Turkey and Greece were locked Wednesday in a war of words over the possible conversion of Hagia Sophia, one of Istanbul's most stunning landmarks, into a mosque.
The feud over the 1,476-year-old World Heritage site is the latest to erupt between the two neighbors over religion.
Greece reacted furiously to remarks by Turkish Deputy Prime Minister Bulent Arinc that he hoped to change the status of Hagia Sophia, which is now a museum.
"We are looking at a sad Hagia Sophia, but hopefully we will see it smiling again soon," Arinc said Monday, describing the complex in Istanbul's historic quarter as the "Hagia Sophia Mosque".
Hagia Sophia, which dates back to 537, was a church for centuries -- and the seat of the Patriarchate of Constantinople -- before being converted to a mosque under the Ottoman empire in 1453.
It opened as a museum in 1935 after the founding of modern Turkey.

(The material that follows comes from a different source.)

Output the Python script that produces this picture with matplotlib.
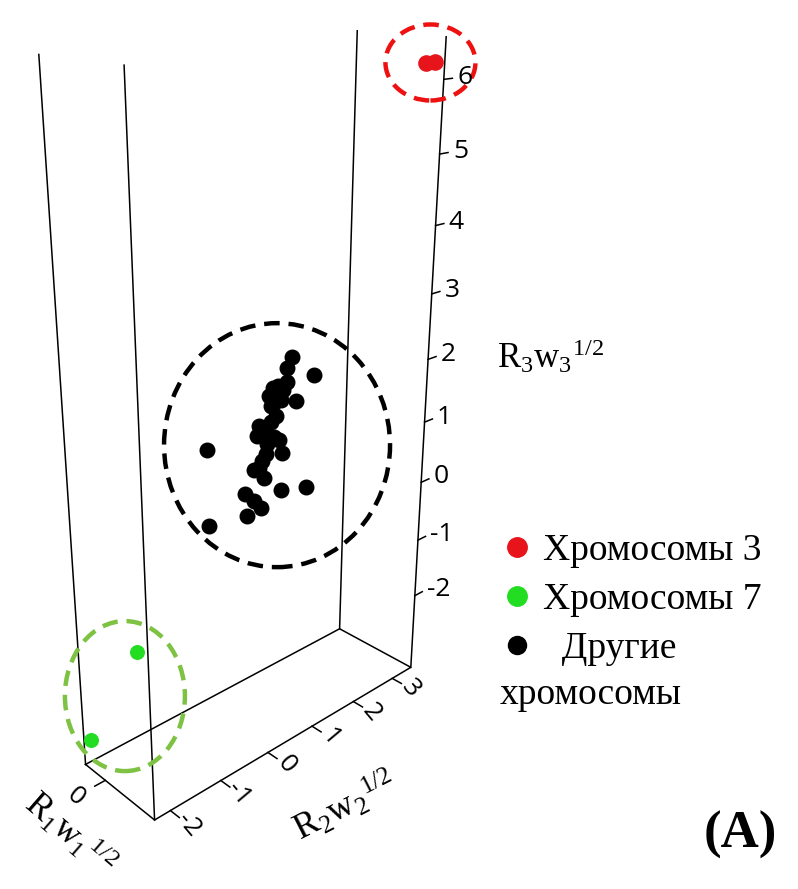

"Recurrent statements made by high ranking Turkish officials about converting Byzantine Christian churches into mosques are offending the religious feeling of millions of Christians," the Greek foreign ministry said in a statement.
But Turkey bluntly retorted Wednesday that it has "nothing to learn" from Greece about freedom of religion.
"Unfavorable treatment of Ottoman era cultural artifacts and places of worship by Greece is well-known by all," the foreign ministry said in a statement.
Greece whose territory was once part of the Ottoman empire and Turkey share a history marred by bitter territorial disputes and Christian-Muslim feuds.
Mosques have been a thorny issue in Greece, where the population is predominantly Greek Orthodox. Athens is one of the few European capitals without an official mosque.
Arinc, a member of the ruling Islamist-rooted Justice and Development Party (AKP) had said on Monday that two other religious sites in Turkey, also named Hagia Sophia, would be turned into mosques.
The government is often accused by its secular opponents of forcing Islamic values on the predominantly Muslim but strictly secular country.